Print exactly the part opening with the line containing "Output the web" and closing with the line containing "d3.scaleLinear().domain([0, 100]).range([plot.b, plot.t]);", with both of those lines included.

[Begin Input]

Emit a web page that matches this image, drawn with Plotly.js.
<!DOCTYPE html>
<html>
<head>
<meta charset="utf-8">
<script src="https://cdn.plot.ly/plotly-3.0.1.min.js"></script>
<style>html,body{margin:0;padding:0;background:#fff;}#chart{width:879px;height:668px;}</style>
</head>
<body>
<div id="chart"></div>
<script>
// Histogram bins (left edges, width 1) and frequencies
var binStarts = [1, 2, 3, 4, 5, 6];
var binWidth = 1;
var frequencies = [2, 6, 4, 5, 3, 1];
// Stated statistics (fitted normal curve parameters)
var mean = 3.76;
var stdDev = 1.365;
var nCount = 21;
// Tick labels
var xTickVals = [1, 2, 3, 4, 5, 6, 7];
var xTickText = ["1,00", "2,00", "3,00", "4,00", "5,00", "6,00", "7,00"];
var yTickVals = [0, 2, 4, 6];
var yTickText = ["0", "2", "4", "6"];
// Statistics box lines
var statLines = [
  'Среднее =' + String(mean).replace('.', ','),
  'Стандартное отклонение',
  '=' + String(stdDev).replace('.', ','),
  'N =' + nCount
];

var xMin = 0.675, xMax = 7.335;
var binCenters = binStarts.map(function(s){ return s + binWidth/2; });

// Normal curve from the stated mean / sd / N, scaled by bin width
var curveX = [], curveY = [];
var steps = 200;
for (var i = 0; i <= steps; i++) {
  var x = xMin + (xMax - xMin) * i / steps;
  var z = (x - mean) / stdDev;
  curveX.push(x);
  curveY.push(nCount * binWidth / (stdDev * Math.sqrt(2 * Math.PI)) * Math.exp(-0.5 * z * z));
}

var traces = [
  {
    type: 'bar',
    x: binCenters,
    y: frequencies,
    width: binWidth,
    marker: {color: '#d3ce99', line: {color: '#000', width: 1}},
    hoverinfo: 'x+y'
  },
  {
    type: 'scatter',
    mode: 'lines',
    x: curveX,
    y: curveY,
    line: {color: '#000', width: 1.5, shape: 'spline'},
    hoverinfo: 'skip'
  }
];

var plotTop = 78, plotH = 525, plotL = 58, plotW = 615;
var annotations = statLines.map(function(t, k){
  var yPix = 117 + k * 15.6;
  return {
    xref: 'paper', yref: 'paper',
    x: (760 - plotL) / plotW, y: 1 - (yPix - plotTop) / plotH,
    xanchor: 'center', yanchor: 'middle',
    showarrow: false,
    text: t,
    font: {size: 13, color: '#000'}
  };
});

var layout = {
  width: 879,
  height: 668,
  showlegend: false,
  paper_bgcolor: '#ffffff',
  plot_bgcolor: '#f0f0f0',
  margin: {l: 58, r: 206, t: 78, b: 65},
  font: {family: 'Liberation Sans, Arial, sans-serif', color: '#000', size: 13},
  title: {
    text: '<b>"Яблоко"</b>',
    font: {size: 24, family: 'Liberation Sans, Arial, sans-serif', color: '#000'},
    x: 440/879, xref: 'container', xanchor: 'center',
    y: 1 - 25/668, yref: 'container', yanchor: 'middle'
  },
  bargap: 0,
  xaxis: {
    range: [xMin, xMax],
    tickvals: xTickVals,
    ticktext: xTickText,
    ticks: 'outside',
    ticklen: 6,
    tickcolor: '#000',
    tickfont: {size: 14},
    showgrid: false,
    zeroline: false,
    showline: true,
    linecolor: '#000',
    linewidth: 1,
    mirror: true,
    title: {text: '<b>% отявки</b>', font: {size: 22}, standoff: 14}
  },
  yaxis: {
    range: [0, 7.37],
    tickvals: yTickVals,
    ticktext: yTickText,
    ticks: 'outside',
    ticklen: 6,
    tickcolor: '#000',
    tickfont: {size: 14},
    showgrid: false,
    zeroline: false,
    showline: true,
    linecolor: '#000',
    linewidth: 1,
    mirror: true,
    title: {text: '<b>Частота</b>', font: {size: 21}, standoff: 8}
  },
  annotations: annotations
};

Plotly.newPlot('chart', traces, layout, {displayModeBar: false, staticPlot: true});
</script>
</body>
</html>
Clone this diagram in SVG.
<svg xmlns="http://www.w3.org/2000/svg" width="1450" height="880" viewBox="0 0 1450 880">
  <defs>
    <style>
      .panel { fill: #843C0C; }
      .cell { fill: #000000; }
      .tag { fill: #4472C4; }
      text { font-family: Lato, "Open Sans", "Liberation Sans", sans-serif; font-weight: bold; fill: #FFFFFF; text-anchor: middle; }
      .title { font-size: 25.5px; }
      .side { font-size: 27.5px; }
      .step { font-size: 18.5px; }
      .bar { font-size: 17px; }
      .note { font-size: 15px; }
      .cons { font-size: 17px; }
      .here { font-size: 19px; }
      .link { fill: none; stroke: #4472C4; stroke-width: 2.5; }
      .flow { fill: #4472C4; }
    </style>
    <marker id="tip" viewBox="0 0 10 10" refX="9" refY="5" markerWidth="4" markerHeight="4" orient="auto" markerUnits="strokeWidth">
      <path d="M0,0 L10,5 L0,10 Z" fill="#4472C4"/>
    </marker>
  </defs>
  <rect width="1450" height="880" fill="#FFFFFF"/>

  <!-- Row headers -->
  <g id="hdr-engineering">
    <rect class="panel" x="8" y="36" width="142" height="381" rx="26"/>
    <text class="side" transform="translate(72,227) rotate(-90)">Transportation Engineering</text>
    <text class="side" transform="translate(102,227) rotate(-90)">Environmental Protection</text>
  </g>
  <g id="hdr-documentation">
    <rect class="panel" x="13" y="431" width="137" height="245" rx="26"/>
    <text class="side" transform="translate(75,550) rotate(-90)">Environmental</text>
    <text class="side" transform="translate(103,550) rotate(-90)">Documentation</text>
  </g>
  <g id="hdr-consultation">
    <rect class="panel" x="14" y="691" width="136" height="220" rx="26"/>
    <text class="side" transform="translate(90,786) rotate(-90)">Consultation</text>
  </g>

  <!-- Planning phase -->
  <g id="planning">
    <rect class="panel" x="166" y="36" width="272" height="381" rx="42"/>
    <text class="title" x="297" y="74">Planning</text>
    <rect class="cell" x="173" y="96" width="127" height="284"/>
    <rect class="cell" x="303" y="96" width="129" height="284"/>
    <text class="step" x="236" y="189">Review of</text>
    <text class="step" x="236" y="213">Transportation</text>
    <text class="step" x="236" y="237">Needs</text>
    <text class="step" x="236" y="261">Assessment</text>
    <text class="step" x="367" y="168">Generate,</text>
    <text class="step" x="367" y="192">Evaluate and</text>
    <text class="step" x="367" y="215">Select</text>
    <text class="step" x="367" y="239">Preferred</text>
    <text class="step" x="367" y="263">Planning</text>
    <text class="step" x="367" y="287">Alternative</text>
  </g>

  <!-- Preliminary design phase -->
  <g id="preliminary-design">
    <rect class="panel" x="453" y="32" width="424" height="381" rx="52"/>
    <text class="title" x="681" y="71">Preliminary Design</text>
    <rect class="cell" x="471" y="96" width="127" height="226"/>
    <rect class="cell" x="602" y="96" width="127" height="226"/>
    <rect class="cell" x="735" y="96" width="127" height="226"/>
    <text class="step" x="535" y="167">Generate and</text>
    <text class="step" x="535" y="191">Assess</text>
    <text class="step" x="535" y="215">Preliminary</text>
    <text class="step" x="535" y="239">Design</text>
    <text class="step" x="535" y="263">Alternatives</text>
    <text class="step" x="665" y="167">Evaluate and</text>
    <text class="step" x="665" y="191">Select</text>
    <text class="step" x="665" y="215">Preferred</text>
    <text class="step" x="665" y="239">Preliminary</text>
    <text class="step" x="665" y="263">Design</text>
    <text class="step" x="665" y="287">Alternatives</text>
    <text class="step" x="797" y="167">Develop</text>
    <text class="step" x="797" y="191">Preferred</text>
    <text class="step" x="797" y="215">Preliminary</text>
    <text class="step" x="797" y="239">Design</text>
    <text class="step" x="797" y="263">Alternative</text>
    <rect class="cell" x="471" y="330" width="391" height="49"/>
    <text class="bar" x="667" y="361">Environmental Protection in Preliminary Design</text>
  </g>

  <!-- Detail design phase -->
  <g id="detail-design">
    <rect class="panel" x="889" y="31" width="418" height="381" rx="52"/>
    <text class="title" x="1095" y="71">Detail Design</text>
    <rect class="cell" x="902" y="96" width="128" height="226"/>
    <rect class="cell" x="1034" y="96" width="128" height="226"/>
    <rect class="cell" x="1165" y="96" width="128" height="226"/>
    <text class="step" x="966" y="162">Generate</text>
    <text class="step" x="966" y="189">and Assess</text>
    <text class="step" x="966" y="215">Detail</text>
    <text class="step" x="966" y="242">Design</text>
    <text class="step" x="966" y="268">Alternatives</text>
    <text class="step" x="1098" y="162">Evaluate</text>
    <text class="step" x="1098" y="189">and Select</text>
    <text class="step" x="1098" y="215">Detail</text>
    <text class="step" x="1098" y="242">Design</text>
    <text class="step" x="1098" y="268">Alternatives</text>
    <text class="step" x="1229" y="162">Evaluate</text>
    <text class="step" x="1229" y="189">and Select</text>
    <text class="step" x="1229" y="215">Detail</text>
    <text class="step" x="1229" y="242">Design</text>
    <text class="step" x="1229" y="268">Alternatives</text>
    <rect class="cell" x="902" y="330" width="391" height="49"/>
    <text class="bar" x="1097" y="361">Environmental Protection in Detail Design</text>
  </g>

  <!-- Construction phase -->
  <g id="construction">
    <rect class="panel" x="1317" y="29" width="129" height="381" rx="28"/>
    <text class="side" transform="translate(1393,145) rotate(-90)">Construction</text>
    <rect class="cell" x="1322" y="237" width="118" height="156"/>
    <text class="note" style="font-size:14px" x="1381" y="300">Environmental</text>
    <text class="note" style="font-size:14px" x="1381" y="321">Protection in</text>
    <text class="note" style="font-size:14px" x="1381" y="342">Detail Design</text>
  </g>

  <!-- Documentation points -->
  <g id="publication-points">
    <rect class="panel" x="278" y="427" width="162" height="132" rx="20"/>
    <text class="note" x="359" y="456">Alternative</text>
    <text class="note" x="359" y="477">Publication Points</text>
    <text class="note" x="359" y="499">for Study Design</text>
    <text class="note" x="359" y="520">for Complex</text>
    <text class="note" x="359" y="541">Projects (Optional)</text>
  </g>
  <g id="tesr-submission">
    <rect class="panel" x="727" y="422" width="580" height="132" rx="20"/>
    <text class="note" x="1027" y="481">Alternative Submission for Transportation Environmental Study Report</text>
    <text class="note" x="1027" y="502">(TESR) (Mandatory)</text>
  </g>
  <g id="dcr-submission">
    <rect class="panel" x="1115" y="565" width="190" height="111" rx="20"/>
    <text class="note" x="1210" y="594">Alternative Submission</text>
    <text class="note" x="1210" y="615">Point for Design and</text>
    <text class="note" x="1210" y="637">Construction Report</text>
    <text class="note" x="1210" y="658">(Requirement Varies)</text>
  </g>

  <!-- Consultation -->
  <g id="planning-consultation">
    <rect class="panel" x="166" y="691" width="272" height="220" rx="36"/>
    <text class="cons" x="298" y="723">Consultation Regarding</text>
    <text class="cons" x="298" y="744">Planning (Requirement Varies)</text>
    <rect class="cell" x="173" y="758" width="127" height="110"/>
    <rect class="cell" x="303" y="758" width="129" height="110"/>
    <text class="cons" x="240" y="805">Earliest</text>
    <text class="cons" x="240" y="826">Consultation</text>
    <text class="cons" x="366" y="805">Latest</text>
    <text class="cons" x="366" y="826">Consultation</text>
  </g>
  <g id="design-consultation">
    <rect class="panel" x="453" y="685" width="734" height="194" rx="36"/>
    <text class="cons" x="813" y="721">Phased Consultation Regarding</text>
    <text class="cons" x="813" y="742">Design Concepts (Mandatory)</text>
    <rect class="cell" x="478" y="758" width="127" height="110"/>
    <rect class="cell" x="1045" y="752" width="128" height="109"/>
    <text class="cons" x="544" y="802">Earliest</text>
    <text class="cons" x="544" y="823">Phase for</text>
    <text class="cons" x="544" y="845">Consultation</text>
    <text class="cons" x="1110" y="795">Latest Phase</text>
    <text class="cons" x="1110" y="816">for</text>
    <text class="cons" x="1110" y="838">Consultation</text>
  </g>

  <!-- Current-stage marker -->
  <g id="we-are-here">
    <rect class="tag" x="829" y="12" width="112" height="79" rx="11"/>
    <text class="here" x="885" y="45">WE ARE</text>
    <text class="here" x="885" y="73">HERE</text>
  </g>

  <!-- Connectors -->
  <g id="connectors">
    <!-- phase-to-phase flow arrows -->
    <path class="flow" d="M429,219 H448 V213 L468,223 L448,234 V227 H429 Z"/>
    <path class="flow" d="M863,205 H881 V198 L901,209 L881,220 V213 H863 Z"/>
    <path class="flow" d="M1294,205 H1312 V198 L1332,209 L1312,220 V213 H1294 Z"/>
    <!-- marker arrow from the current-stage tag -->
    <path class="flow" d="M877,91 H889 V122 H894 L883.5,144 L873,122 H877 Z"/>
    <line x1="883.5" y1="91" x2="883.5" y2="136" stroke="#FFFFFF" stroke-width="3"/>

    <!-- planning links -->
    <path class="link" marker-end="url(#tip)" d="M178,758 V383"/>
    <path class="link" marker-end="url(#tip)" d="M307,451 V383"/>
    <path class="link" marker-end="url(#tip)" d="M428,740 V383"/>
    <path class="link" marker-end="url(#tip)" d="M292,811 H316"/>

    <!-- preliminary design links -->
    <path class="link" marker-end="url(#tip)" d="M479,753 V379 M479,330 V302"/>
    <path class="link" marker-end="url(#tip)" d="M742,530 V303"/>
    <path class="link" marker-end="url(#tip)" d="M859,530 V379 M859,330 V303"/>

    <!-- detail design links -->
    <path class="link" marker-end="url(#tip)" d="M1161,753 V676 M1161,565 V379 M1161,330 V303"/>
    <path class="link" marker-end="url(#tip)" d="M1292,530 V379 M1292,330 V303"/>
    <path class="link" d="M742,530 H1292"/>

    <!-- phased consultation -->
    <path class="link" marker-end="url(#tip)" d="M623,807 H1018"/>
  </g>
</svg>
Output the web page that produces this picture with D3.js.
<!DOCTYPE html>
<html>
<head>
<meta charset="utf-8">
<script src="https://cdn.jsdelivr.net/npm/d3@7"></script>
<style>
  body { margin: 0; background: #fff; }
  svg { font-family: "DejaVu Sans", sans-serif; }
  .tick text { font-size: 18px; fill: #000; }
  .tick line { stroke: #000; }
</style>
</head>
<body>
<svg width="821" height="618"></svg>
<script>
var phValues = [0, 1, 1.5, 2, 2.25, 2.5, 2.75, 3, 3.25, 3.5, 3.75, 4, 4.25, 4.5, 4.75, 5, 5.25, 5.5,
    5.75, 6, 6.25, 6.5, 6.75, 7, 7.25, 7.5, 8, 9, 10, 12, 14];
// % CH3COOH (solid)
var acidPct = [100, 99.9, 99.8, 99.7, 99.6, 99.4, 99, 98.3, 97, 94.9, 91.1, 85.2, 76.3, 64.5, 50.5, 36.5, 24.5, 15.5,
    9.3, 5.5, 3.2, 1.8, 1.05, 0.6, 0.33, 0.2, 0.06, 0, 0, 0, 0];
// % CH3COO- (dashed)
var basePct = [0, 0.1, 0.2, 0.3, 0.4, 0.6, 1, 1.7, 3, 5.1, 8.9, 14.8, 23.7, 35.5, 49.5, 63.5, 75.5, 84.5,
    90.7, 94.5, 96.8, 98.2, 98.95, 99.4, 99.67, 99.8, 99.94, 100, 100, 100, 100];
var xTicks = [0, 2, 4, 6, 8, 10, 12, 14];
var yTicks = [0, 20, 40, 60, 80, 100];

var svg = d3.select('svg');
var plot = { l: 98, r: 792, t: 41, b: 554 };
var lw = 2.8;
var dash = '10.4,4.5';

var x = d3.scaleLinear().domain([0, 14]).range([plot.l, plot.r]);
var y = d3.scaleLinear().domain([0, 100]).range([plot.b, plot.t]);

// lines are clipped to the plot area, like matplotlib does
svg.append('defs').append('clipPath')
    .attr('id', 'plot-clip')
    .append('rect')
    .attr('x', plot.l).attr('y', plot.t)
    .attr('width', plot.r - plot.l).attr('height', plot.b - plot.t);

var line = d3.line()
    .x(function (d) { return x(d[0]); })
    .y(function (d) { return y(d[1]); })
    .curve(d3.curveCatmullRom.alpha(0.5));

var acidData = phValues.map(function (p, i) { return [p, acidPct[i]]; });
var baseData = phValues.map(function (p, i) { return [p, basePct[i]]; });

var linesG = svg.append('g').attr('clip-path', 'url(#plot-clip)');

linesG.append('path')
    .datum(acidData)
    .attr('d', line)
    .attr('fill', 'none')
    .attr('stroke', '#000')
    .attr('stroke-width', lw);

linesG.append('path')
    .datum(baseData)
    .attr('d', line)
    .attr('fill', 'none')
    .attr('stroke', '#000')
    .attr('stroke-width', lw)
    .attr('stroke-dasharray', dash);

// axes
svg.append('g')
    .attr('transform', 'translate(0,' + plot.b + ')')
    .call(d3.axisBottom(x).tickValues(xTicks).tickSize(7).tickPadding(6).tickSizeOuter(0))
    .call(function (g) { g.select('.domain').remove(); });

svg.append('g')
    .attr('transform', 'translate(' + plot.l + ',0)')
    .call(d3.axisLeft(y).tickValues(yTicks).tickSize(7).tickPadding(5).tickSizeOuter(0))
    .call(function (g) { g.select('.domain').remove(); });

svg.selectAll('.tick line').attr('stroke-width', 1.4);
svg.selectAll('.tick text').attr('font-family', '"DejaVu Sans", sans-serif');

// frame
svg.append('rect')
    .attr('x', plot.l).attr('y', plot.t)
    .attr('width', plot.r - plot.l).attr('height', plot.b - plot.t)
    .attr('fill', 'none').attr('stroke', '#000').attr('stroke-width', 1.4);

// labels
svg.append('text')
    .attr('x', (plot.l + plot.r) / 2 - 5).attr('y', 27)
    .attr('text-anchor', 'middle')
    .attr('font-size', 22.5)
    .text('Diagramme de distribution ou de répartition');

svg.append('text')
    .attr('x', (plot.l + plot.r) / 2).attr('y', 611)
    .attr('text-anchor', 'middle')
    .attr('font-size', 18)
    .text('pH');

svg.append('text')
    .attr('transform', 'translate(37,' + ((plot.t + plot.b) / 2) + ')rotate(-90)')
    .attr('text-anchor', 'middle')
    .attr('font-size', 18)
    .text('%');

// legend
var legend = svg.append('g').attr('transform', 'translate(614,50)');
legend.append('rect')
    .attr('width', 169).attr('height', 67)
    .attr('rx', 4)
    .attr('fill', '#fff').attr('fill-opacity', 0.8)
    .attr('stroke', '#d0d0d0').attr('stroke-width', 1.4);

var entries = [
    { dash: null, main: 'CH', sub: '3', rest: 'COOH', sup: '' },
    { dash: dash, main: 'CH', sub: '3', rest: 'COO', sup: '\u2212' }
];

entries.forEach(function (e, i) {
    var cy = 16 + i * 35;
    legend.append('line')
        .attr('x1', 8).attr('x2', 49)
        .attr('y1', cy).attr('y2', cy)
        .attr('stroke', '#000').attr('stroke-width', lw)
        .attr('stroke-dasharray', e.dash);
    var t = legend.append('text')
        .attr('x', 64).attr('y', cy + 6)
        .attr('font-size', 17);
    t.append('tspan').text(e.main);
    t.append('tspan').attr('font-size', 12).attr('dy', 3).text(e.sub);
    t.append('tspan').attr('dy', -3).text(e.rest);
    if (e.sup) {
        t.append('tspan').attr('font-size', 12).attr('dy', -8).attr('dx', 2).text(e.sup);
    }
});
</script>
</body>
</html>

[End Input]

**Exercise solution**
Output the web page that produces this picture with D3.js.
<!DOCTYPE html>
<html>
<head>
<meta charset="utf-8">
<script src="https://cdn.jsdelivr.net/npm/d3@7"></script>
<style>
  body { margin: 0; background: #fff; }
  svg { font-family: "DejaVu Sans", sans-serif; }
  .tick text { font-size: 18px; fill: #000; }
  .tick line { stroke: #000; }
</style>
</head>
<body>
<svg width="821" height="618"></svg>
<script>
var phValues = [0, 1, 1.5, 2, 2.25, 2.5, 2.75, 3, 3.25, 3.5, 3.75, 4, 4.25, 4.5, 4.75, 5, 5.25, 5.5,
    5.75, 6, 6.25, 6.5, 6.75, 7, 7.25, 7.5, 8, 9, 10, 12, 14];
// % CH3COOH (solid)
var acidPct = [100, 99.9, 99.8, 99.7, 99.6, 99.4, 99, 98.3, 97, 94.9, 91.1, 85.2, 76.3, 64.5, 50.5, 36.5, 24.5, 15.5,
    9.3, 5.5, 3.2, 1.8, 1.05, 0.6, 0.33, 0.2, 0.06, 0, 0, 0, 0];
// % CH3COO- (dashed)
var basePct = [0, 0.1, 0.2, 0.3, 0.4, 0.6, 1, 1.7, 3, 5.1, 8.9, 14.8, 23.7, 35.5, 49.5, 63.5, 75.5, 84.5,
    90.7, 94.5, 96.8, 98.2, 98.95, 99.4, 99.67, 99.8, 99.94, 100, 100, 100, 100];
var xTicks = [0, 2, 4, 6, 8, 10, 12, 14];
var yTicks = [0, 20, 40, 60, 80, 100];

var svg = d3.select('svg');
var plot = { l: 98, r: 792, t: 41, b: 554 };
var lw = 2.8;
var dash = '10.4,4.5';

var x = d3.scaleLinear().domain([0, 14]).range([plot.l, plot.r]);
var y = d3.scaleLinear().domain([0, 100]).range([plot.b, plot.t]);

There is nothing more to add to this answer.